> **Task requirements**
Print, exactly and with both ends included, the lines below that run from the one containing "Clone this chart in seaborn and matplotlib." to the one containing "np.arange(2440, 2601, 2)]).astype(float)". Pictures are omitted.

____

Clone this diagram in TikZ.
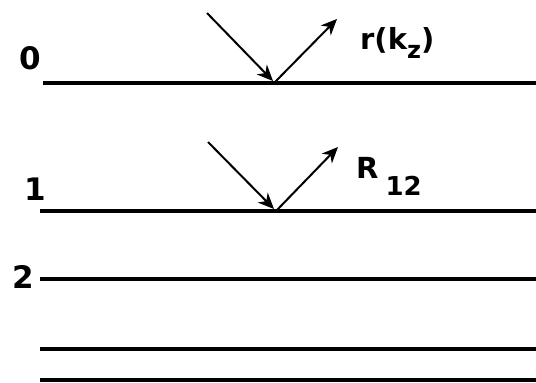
\documentclass[tikz,border=0pt]{standalone}
\usepackage{fontspec}
\setmainfont{DejaVu Sans}
\usetikzlibrary{arrows.meta}
\begin{document}
\begin{tikzpicture}[x=1pt,y=-1pt,
  layer/.style={line width=4pt},
  ray/.style={line width=2pt,-{Stealth[length=16pt,width=14pt,inset=5pt]}},
  lbl/.style={anchor=base west,inner sep=0pt,font=\fontsize{29}{31}\selectfont\bfseries},
  num/.style={anchor=base west,inner sep=0pt,font=\fontsize{31}{33}\selectfont\bfseries}]
\useasboundingbox (0,0) rectangle (536,383);
% layer boundaries
\coordinate (l0a) at (43,83);  \coordinate (l0b) at (536,83);
\coordinate (l1a) at (40,211); \coordinate (l1b) at (536,211);
\coordinate (l2a) at (40,279); \coordinate (l2b) at (536,279);
\coordinate (l3a) at (40,349); \coordinate (l3b) at (536,349);
\coordinate (l4a) at (40,380); \coordinate (l4b) at (536,380);
\draw[layer] (l0a) -- (l0b);
\draw[layer] (l1a) -- (l1b);
\draw[layer] (l2a) -- (l2b);
\draw[layer] (l3a) -- (l3b);
\draw[layer] (l4a) -- (l4b);
% labels
\node[num] (n0) at (19,69) {0};
\node[num] (n1) at (24,200) {1};
\node[num] (n2) at (12,288) {2};
% rays at interface 0
\coordinate (i0s) at (207,13);
\coordinate (h0) at (273,81);
\coordinate (h0r) at (275,82);
\coordinate (r0e) at (337,19);
\draw[ray] (i0s) -- (h0);
\draw[ray] (h0r) -- (r0e);
\node[lbl] (rk) at (360,49) {r(k\raisebox{-9pt}{\fontsize{24}{26}\selectfont z})};
% rays at interface 1
\coordinate (i1s) at (208,142);
\coordinate (h1) at (274,209);
\coordinate (h1r) at (277,210);
\coordinate (r1e) at (338,147);
\draw[ray] (i1s) -- (h1);
\draw[ray] (h1r) -- (r1e);
\node[lbl] (R12) at (356,178) {R\hspace{7pt}\raisebox{-17pt}{\fontsize{26}{28}\selectfont 12}};
\end{tikzpicture}
\end{document}
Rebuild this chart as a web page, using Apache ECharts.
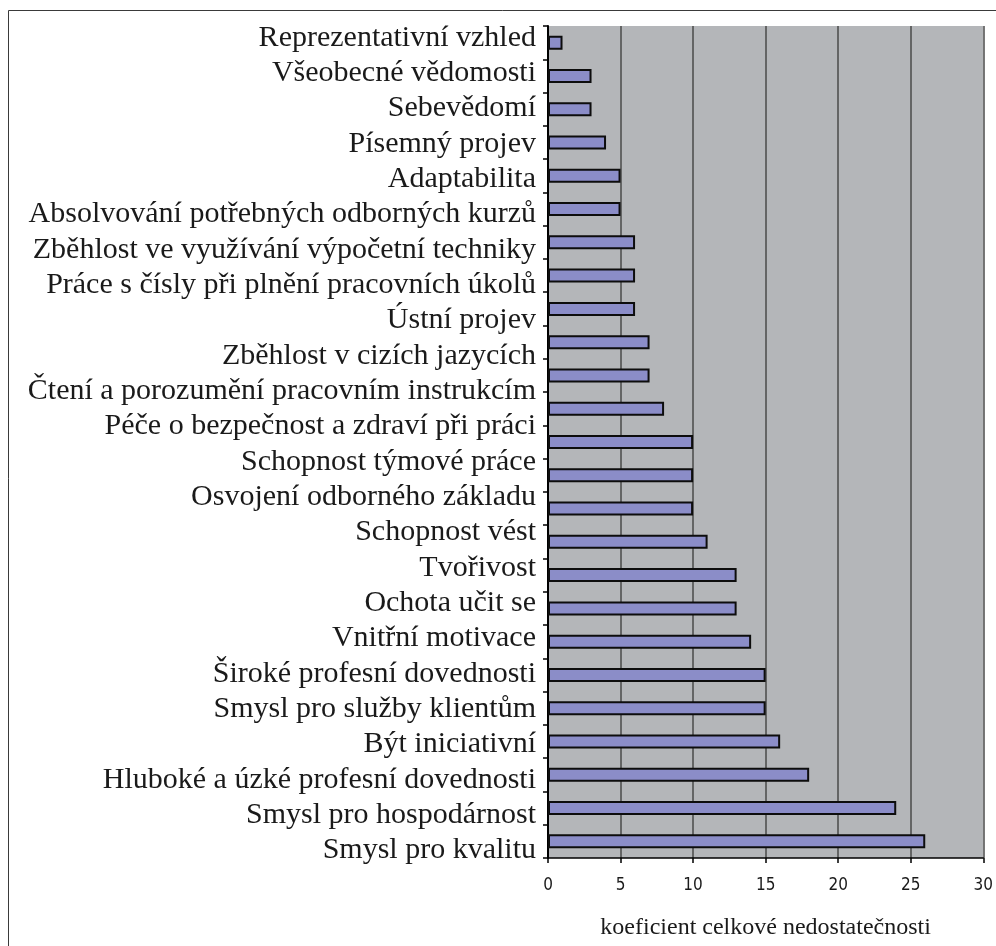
<!DOCTYPE html>
<html>
<head>
<meta charset="utf-8">
<script src="https://cdn.jsdelivr.net/npm/echarts@6/dist/echarts.min.js"></script>
<style>
  html, body { margin: 0; padding: 0; background: #ffffff; }
  #chart { width: 996px; height: 946px; }
</style>
</head>
<body>
<div id="chart"></div>
<script>
// Competence labels, listed top to bottom
const competences = [
  'Reprezentativní vzhled',
  'Všeobecné vědomosti',
  'Sebevědomí',
  'Písemný projev',
  'Adaptabilita',
  'Absolvování potřebných odborných kurzů',
  'Zběhlost ve využívání výpočetní techniky',
  'Práce s čísly při plnění pracovních úkolů',
  'Ústní projev',
  'Zběhlost v cizích jazycích',
  'Čtení a porozumění pracovním instrukcím',
  'Péče o bezpečnost a zdraví při práci',
  'Schopnost týmové práce',
  'Osvojení odborného základu',
  'Schopnost vést',
  'Tvořivost',
  'Ochota učit se',
  'Vnitřní motivace',
  'Široké profesní dovednosti',
  'Smysl pro služby klientům',
  'Být iniciativní',
  'Hluboké a úzké profesní dovednosti',
  'Smysl pro hospodárnost',
  'Smysl pro kvalitu'
];

// Bar values (koeficient celkové nedostatečnosti), top to bottom
const coefficients = [1, 3, 3, 4, 5, 5, 6, 6, 6, 7, 7, 8, 10, 10, 10, 11, 13, 13, 14, 15, 15, 16, 18, 24, 26];

// Value axis range and step
const axisMin = 0;
const axisMax = 30;
const axisStep = 5;

const axisTitle = 'koeficient celkové nedostatečnosti';

const barSlots = coefficients.map((_, i) => String(i + 1));

const chart = echarts.init(document.getElementById('chart'), null, { renderer: 'canvas' });

const serif = "'Liberation Serif', 'DejaVu Serif', serif";

chart.setOption({
  animation: false,
  backgroundColor: '#ffffff',
  graphic: [{
    type: 'rect',
    shape: { x: 8.5, y: 10.5, width: 1000, height: 1000 },
    style: { fill: 'none', stroke: '#3a3a3a', lineWidth: 1 },
    silent: true,
    z: 0
  }],
  grid: [
    {
      left: 548, top: 26, width: 439, height: 832,
      show: true, backgroundColor: '#b4b6b9', borderWidth: 0
    },
    {
      left: 548, top: 20, width: 439, height: 848,
      show: false
    }
  ],
  xAxis: [
    {
      type: 'value', gridIndex: 0,
      min: axisMin, max: axisMax, interval: axisStep,
      axisLine: { show: true, onZero: false, lineStyle: { color: '#000', width: 1.5 } },
      axisTick: { show: true, inside: false, length: 5, lineStyle: { color: '#000', width: 1.5 } },
      axisLabel: {
        margin: 19,
        fontFamily: "'Liberation Sans Narrow', 'DejaVu Sans Condensed', 'Liberation Sans', sans-serif",
        fontSize: 17, color: '#1a1a1a'
      },
      splitLine: { show: true, lineStyle: { color: '#4a4a4a', width: 1.5 } },
      name: axisTitle,
      nameLocation: 'middle',
      nameGap: 58,
      nameTextStyle: { fontFamily: serif, fontSize: 24, color: '#1a1a1a' }
    },
    {
      type: 'value', gridIndex: 1, min: 0, max: 1, show: false
    }
  ],
  yAxis: [
    {
      type: 'category', gridIndex: 0, data: barSlots, inverse: true,
      axisLine: { show: true, lineStyle: { color: '#000', width: 2 } },
      axisTick: { show: true, inside: false, length: 5, alignWithLabel: false, lineStyle: { color: '#000', width: 1.5 } },
      axisLabel: { show: false },
      splitLine: { show: false }
    },
    {
      type: 'category', gridIndex: 1, data: competences, inverse: true,
      axisLine: { show: false },
      axisTick: { show: false },
      splitLine: { show: false },
      axisLabel: {
        interval: 0,
        margin: 12,
        fontFamily: serif, fontSize: 30, color: '#1a1a1a'
      }
    }
  ],
  series: [
    {
      type: 'bar',
      xAxisIndex: 0, yAxisIndex: 0,
      data: coefficients,
      barWidth: 14,
      itemStyle: { color: '#8b8dc8', borderColor: '#0d0d0d', borderWidth: 2 },
      z: 3
    },
    {
      type: 'line',
      xAxisIndex: 1, yAxisIndex: 1,
      data: [],
      silent: true
    }
  ]
});
</script>
</body>
</html>
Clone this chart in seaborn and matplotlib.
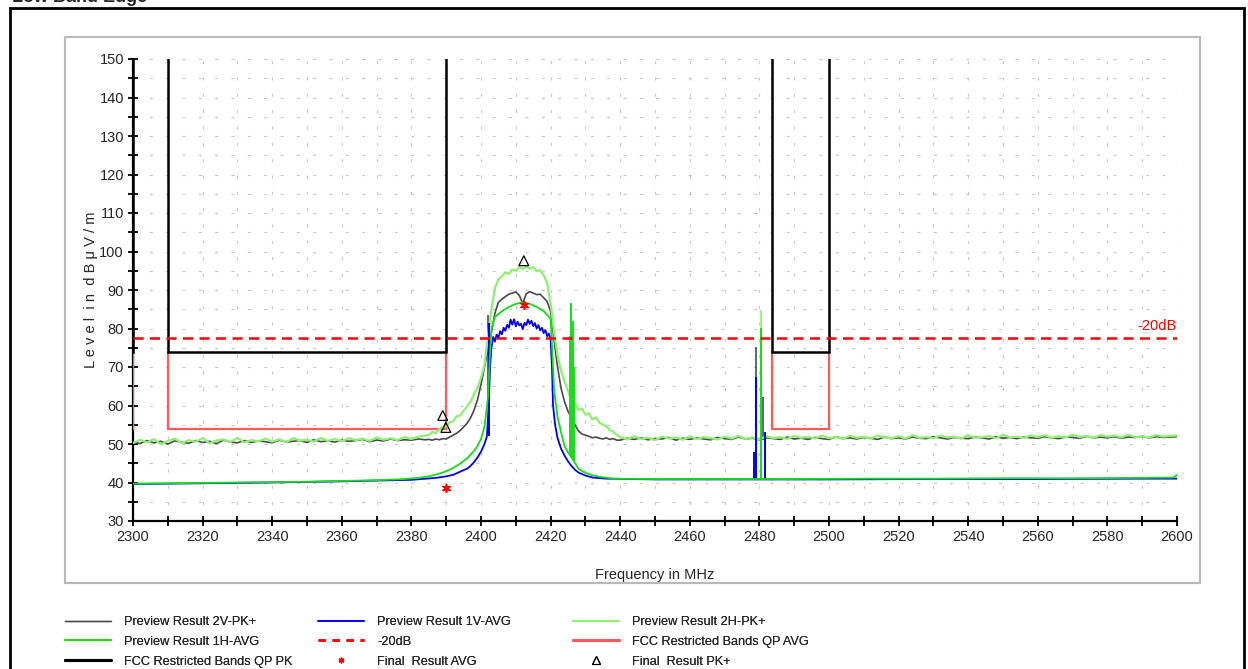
import numpy as np
import pandas as pd
import matplotlib
matplotlib.use("Agg")
import matplotlib.pyplot as plt
from matplotlib.lines import Line2D
from matplotlib.patches import Rectangle
import seaborn as sns

# ---------------------------------------------------------------- data
# Sweep frequencies of the peak-detector previews (2 MHz outside the channel, 1 MHz across it)
pk_freq = np.concatenate([np.arange(2300, 2385, 2),
                          np.arange(2385, 2440, 1),
                          np.arange(2440, 2601, 2)]).astype(float)

# Preview Result 2H-PK+ (dBuV/m)
pk_2h_left = [50.2, 51.1, 50.4, 51.3, 49.9, 50.8, 51.4, 50.3, 51.0, 50.6,
              51.5, 50.2, 50.9, 51.2, 50.5, 51.6, 50.4, 51.0, 50.7, 51.4,
              50.6, 51.2, 50.5, 51.5, 50.9, 51.1, 50.6, 51.6, 50.8, 51.3,
              50.7, 51.5, 51.0, 51.4, 50.8, 51.7, 51.1, 51.5, 51.0, 51.8,
              51.3, 51.9, 52.2]
pk_2h_band = [52.4, 53.1, 52.8, 53.9, 54.3, 54.6, 55.6, 55.9, 57.2, 57.4,
              58.6, 59.8, 61.0, 63.0, 64.6, 67.2, 70.5, 78.0, 85.0, 90.5,
              92.8, 93.6, 94.6, 94.2, 95.3, 95.0, 96.0, 95.4, 96.2, 95.5,
              95.9, 94.9, 95.1, 93.8, 91.8, 86.5, 79.0, 73.0, 69.0, 66.2,
              63.8, 61.2, 60.6, 58.8, 59.2, 57.6, 58.0, 56.4, 56.9, 55.6,
              55.0, 54.6, 53.6, 53.2, 52.4]
pk_2h_right = [51.8, 51.2, 52.0, 51.3, 51.6, 51.0, 51.9, 51.4, 51.7, 51.1,
               52.0, 51.3, 51.8, 51.5, 51.2, 51.9, 51.4, 52.1, 51.3, 51.7,
               51.2, 52.0, 51.5, 51.8, 51.3, 52.1, 51.6, 51.9, 51.4, 52.2,
               51.5, 51.8, 51.3, 52.1, 51.6, 51.9, 51.4, 52.2, 51.7, 51.5,
               52.0, 51.4, 52.3, 51.6, 51.8, 51.5, 52.2, 51.7, 51.9, 51.4,
               52.3, 51.6, 51.8, 52.1, 51.5, 52.4, 51.7, 51.9, 51.6, 52.2,
               51.8, 52.3, 51.6, 52.0, 51.7, 52.4, 51.8, 52.1, 51.6, 52.3,
               51.9, 52.2, 51.7, 52.4, 51.8, 52.0, 51.7, 52.3, 51.9, 52.1,
               52.2]

# Preview Result 2V-PK+ (dBuV/m)
pk_2v_left = [50.6, 50.1, 50.9, 50.3, 50.7, 50.0, 50.8, 50.5, 50.2, 50.9,
              50.4, 50.7, 50.1, 51.0, 50.5, 50.3, 50.9, 50.4, 50.8, 50.6,
              50.3, 51.0, 50.5, 50.7, 50.9, 50.4, 51.1, 50.6, 50.8, 50.5,
              51.0, 50.7, 50.9, 51.2, 50.6, 51.0, 50.8, 51.3, 50.9, 51.1,
              51.0, 51.3, 51.1]
pk_2v_band = [51.2, 51.0, 51.3, 51.1, 51.4, 51.3, 51.8, 52.3, 52.8, 53.5,
              54.4, 55.4, 56.8, 58.8, 61.5, 65.5, 70.0, 74.5, 79.0, 84.0,
              86.8, 87.6, 88.3, 88.9, 89.2, 89.5, 88.6, 86.5, 89.0, 89.6,
              89.2, 88.8, 88.9, 88.0, 87.0, 84.5, 77.0, 70.0, 64.5, 61.0,
              58.5, 56.8, 55.0, 53.4, 52.6, 52.3, 52.0, 51.6, 51.8, 51.5,
              51.3, 51.6, 51.2, 51.4, 51.0]
pk_2v_right = [51.0, 51.5, 51.2, 51.6, 51.1, 51.4, 51.3, 51.7, 51.0, 51.5,
               51.2, 51.6, 51.3, 51.1, 51.7, 51.4, 51.2, 51.8, 51.3, 51.5,
               51.1, 51.6, 51.4, 51.2, 51.8, 51.3, 51.5, 51.2, 51.7, 51.4,
               51.2, 51.9, 51.4, 51.6, 51.3, 51.7, 51.5, 51.2, 51.8, 51.4,
               51.6, 51.3, 51.8, 51.5, 51.4, 51.9, 51.6, 51.3, 51.7, 51.5,
               51.4, 51.8, 51.6, 51.3, 51.9, 51.5, 51.7, 51.4, 51.8, 51.6,
               51.5, 51.9, 51.6, 51.4, 51.8, 51.7, 51.5, 52.0, 51.6, 51.8,
               51.6, 51.9, 51.5, 51.8, 51.7, 52.0, 51.6, 51.9, 51.7, 51.8,
               51.9]

# Preview Result 1H-AVG
avg_1h_freq = [2300, 2310, 2320, 2330, 2340, 2350, 2360, 2370, 2378, 2382,
               2385, 2388, 2390, 2392, 2394, 2396, 2398, 2399, 2400, 2401,
               2402, 2402.5, 2403, 2404, 2406, 2408, 2410, 2412, 2414, 2416,
               2418, 2420, 2420.5, 2421, 2422, 2423, 2424, 2425, 2426, 2427,
               2428, 2430, 2432, 2434, 2438, 2450, 2470, 2490, 2510, 2530,
               2550, 2570, 2590, 2599, 2600]
avg_1h_level = [39.7, 39.8, 39.9, 40.0, 40.1, 40.2, 40.4, 40.6, 40.9, 41.2,
                41.6, 42.3, 42.9, 43.8, 44.9, 46.3, 48.2, 49.5, 51.3, 54.5,
                62.0, 72.0, 80.0, 83.0, 84.5, 85.6, 86.4, 86.8, 86.4, 85.6,
                84.5, 82.5, 74.0, 64.0, 57.0, 53.0, 49.5, 47.8, 46.5, 45.0,
                43.6, 42.5, 41.9, 41.5, 41.0, 40.9, 40.9, 40.9, 41.0, 41.0,
                41.1, 41.1, 41.2, 41.3, 42.0]

# Preview Result 1V-AVG
avg_1v_freq = [2300, 2320, 2340, 2360, 2380, 2387, 2390, 2392, 2394, 2396,
               2397, 2398, 2399, 2400, 2401, 2401.7, 2402.2, 2402.6,
               2403, 2403.5, 2404, 2404.5, 2405, 2405.5, 2406, 2406.5, 2407, 2407.5,
               2408, 2408.5, 2409, 2409.5, 2410, 2410.5, 2411, 2411.5, 2412, 2412.5,
               2413, 2413.5, 2414, 2414.5, 2415, 2415.5, 2416, 2416.5, 2417, 2417.5,
               2418, 2418.5, 2419, 2419.5, 2420,
               2420.4, 2420.7, 2421.3, 2422, 2423, 2424, 2425, 2426, 2427, 2428,
               2430, 2432, 2436, 2450, 2480, 2500, 2530, 2560, 2590, 2600]
avg_1v_level = [39.6, 39.8, 40.0, 40.3, 40.7, 41.2, 41.6, 42.0, 42.8, 43.6,
                44.3, 45.3, 46.5, 48.0, 50.0, 52.0, 60.0, 70.0,
                75.0, 77.8, 76.6, 78.4, 77.6, 79.3, 78.5, 80.2, 79.4, 81.0,
                80.2, 82.3, 81.0, 82.4, 80.6, 81.8, 80.8, 81.2, 79.8, 81.5,
                80.9, 82.3, 81.2, 82.0, 80.6, 81.4, 80.0, 80.9, 79.5, 80.2,
                78.8, 79.6, 78.0, 78.7, 77.2,
                70.0, 60.0, 55.0, 51.5, 48.8, 47.0, 45.5, 44.3, 43.3, 42.6,
                41.8, 41.3, 41.0, 40.8, 40.8, 40.8, 40.9, 40.9, 41.0, 41.0]

# Narrow spurious spikes (frequency, foot level, top level)
spike_2v_freq = [2401.9, 2426.4, 2479.0, 2481.0]
spike_2v_base = [60.0, 53.0, 51.0, 51.0]
spike_2v_top = [83.5, 74.4, 75.2, 62.2]
spike_1v_freq = [2402.3, 2478.5, 2479.0, 2481.6]
spike_1v_base = [52.0, 40.8, 40.8, 40.8]
spike_1v_top = [81.5, 48.0, 67.4, 53.0]
spike_1h_freq = [2425.6, 2426.0, 2426.3, 2426.7, 2480.6]
spike_1h_base = [47.0, 46.5, 46.0, 45.5, 41.0]
spike_1h_top = [78.0, 86.5, 82.0, 70.0, 80.1]
spike_2h_freq = [2480.5]
spike_2h_base = [51.5]
spike_2h_top = [84.8]

# Final measurements
final_avg_freq = [2389.8, 2412.3]
final_avg_level = [38.6, 86.0]
final_pk_freq = [2389.0, 2389.9, 2412.3]
final_pk_level = [57.4, 54.3, 97.6]

# FCC restricted bands (MHz) and their limits (dBuV/m)
restricted_bands = [(2200.0, 2300.0), (2310.0, 2390.0), (2483.5, 2500.0)]
limit_qp_pk = 74.0
limit_qp_avg = 54.0
minus20_level = 77.6

x_ticks = [2300, 2320, 2340, 2360, 2380, 2400, 2420, 2440, 2460, 2480,
           2500, 2520, 2540, 2560, 2580, 2600]
y_ticks = [30, 40, 50, 60, 70, 80, 90, 100, 110, 120, 130, 140, 150]

# ---------------------------------------------------------------- style
sns.set_style("white")
FONT = ["Liberation Sans Narrow", "Liberation Sans", "DejaVu Sans"]
plt.rcParams["font.family"] = FONT
plt.rcParams["axes.unicode_minus"] = False

C_2V = "#4a4a4a"
C_1V = "#0000f0"
C_2H = "#8ef071"
C_1H = "#18dc18"
C_RED = "#ff0000"
C_AVG_LIM = "#ff5a5a"

W, H = 1248, 669
fig = plt.figure(figsize=(W / 100, H / 100), dpi=100)
ax = fig.add_axes([133 / W, 1 - 521 / H, (1177 - 133) / W, (521 - 59) / H])

# grid of short dashes
for y in range(30, 151, 5):
    ax.axhline(y, color="#c8c8c8", lw=0.8, ls=(0, (2.7, 12)), zorder=0)
for x in range(2300, 2601, 10):
    ax.axvline(x, color="#c8c8c8", lw=0.8, ls=(0, (2.7, 12)), zorder=0)

# restricted-band limit lines
top = 150.0
for lo, hi in restricted_bands:
    ax.plot([lo, lo, hi, hi], [limit_qp_pk, limit_qp_avg, limit_qp_avg, limit_qp_pk],
            color=C_AVG_LIM, lw=1.6, zorder=3, solid_joinstyle="miter")
    ax.plot([lo, lo, hi, hi], [top, limit_qp_pk, limit_qp_pk, top],
            color="black", lw=1.8, zorder=3, solid_joinstyle="miter")

# preview traces
pk_df = pd.DataFrame({
    "freq": pk_freq,
    "2V": pk_2v_left + pk_2v_band + pk_2v_right,
    "2H": pk_2h_left + pk_2h_band + pk_2h_right,
})
sns.lineplot(data=pk_df, x="freq", y="2V", ax=ax, color=C_2V, lw=1.2,
             estimator=None, sort=False, zorder=4)
ax.vlines(spike_2v_freq, spike_2v_base, spike_2v_top, color=C_2V, lw=1.2, zorder=4)

sns.lineplot(x=avg_1v_freq, y=avg_1v_level, ax=ax, color=C_1V, lw=1.3,
             estimator=None, sort=False, zorder=5)
ax.vlines(spike_1v_freq, spike_1v_base, spike_1v_top, color=C_1V, lw=1.4, zorder=5)

sns.lineplot(data=pk_df, x="freq", y="2H", ax=ax, color=C_2H, lw=1.6,
             estimator=None, sort=False, zorder=4.5)
ax.vlines(spike_2h_freq, spike_2h_base, spike_2h_top, color=C_2H, lw=1.2, zorder=4.5)

sns.lineplot(x=avg_1h_freq, y=avg_1h_level, ax=ax, color=C_1H, lw=1.3,
             estimator=None, sort=False, zorder=5.5)
ax.vlines(spike_1h_freq, spike_1h_base, spike_1h_top, color=C_1H, lw=1.4, zorder=5.5)

# -20 dB reference
ax.axhline(minus20_level, color=C_RED, lw=1.8, ls=(0, (4, 2.6)), zorder=6)
ax.text(2600, minus20_level + 1.2, "-20dB", color=C_RED, ha="right", va="bottom",
        fontsize=10.5)

# final results
sns.scatterplot(x=final_avg_freq, y=final_avg_level, ax=ax, marker=(6, 2, 0),
                color=C_RED, s=30, linewidth=1.2, edgecolor=C_RED, zorder=7)
sns.scatterplot(x=final_pk_freq, y=final_pk_level, ax=ax, marker="^",
                facecolor="none", edgecolor="black", s=50, linewidth=0.9, zorder=7)

# axes
ax.set_xlim(2300, 2600)
ax.set_ylim(30, 150)
ax.set_xticks(x_ticks)
ax.set_yticks(y_ticks)
ax.set_xticks(range(2310, 2600, 20), minor=True)
ax.set_yticks(range(35, 150, 10), minor=True)
ax.tick_params(which="both", direction="inout", length=7, width=1.3, color="black",
               labelsize=10.5, pad=3, bottom=True, left=True)
for s in ("top", "right"):
    ax.spines[s].set_visible(False)
for s in ("left", "bottom"):
    ax.spines[s].set_color("black")
    ax.spines[s].set_linewidth(1.6)
ax.set_xlabel("")
ax.set_ylabel("")
ax.patch.set_alpha(0)

fig.text(91 / W, 1 - 290 / H, "L e v e l  i n  d B μ V / m", rotation=90,
         ha="center", va="center", fontsize=10.5)
fig.text(655 / W, 1 - 575 / H, "Frequency in MHz", ha="center", va="center",
         fontsize=10.5)

# legend in three fixed columns
h_2v = Line2D([], [], color=C_2V, lw=1.0)
h_1v = Line2D([], [], color=C_1V, lw=1.2)
h_2h = Line2D([], [], color=C_2H, lw=1.2)
h_1h = Line2D([], [], color=C_1H, lw=1.2)
h_20 = Line2D([], [], color=C_RED, lw=1.8, ls=(0, (3, 2.6)))
h_avg = Line2D([], [], color=C_AVG_LIM, lw=2.2)
h_pk = Line2D([], [], color="black", lw=2.2)
h_fa = Line2D([], [], ls="none", marker=(6, 2, 0), color=C_RED, ms=4, mew=1)
h_fp = Line2D([], [], ls="none", marker="^", mfc="none", mec="black", ms=6, mew=0.8)
columns = [
    ([h_2v, h_1h, h_pk], ["Preview Result 2V-PK+", "Preview Result 1H-AVG",
                          "FCC Restricted Bands QP PK"]),
    ([h_1v, h_20, h_fa], ["Preview Result 1V-AVG", "-20dB", "Final  Result AVG"]),
    ([h_2h, h_avg, h_fp], ["Preview Result 2H-PK+", "FCC Restricted Bands QP AVG",
                           "Final  Result PK+"]),
]
for x0, (hs, ls) in zip([65, 318, 573], columns):
    leg = fig.legend(hs, ls, loc="upper left", bbox_to_anchor=(x0 / W, 1 - 616 / H),
                     frameon=False, borderpad=0, borderaxespad=0, handlelength=3.6,
                     handletextpad=1.05, labelspacing=0.62, fontsize=9.2, numpoints=1)
    fig.add_artist(leg)

# panel and page frames
fig.add_artist(Rectangle((65 / W, 1 - 583 / H), (1200 - 65) / W, (583 - 37) / H,
                         transform=fig.transFigure, fill=False, ec="#b9b9b9", lw=1.5))
fig.add_artist(Rectangle((10 / W, -0.05), (1244 - 10) / W, 1.05 - 8 / H,
                         transform=fig.transFigure, fill=False, ec="black", lw=2))
fig.text(12 / W, 1 - 2 / H, "Low Band Edge", fontweight="bold", fontsize=13,
         va="baseline", ha="left", family=["Liberation Sans", "DejaVu Sans"])

fig.savefig("out.png", dpi=100)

____

> **Answer for this exercise**
Clone this chart in seaborn and matplotlib.
import numpy as np
import pandas as pd
import matplotlib
matplotlib.use("Agg")
import matplotlib.pyplot as plt
from matplotlib.lines import Line2D
from matplotlib.patches import Rectangle
import seaborn as sns

# ---------------------------------------------------------------- data
# Sweep frequencies of the peak-detector previews (2 MHz outside the channel, 1 MHz across it)
pk_freq = np.concatenate([np.arange(2300, 2385, 2),
                          np.arange(2385, 2440, 1),
                          np.arange(2440, 2601, 2)]).astype(float)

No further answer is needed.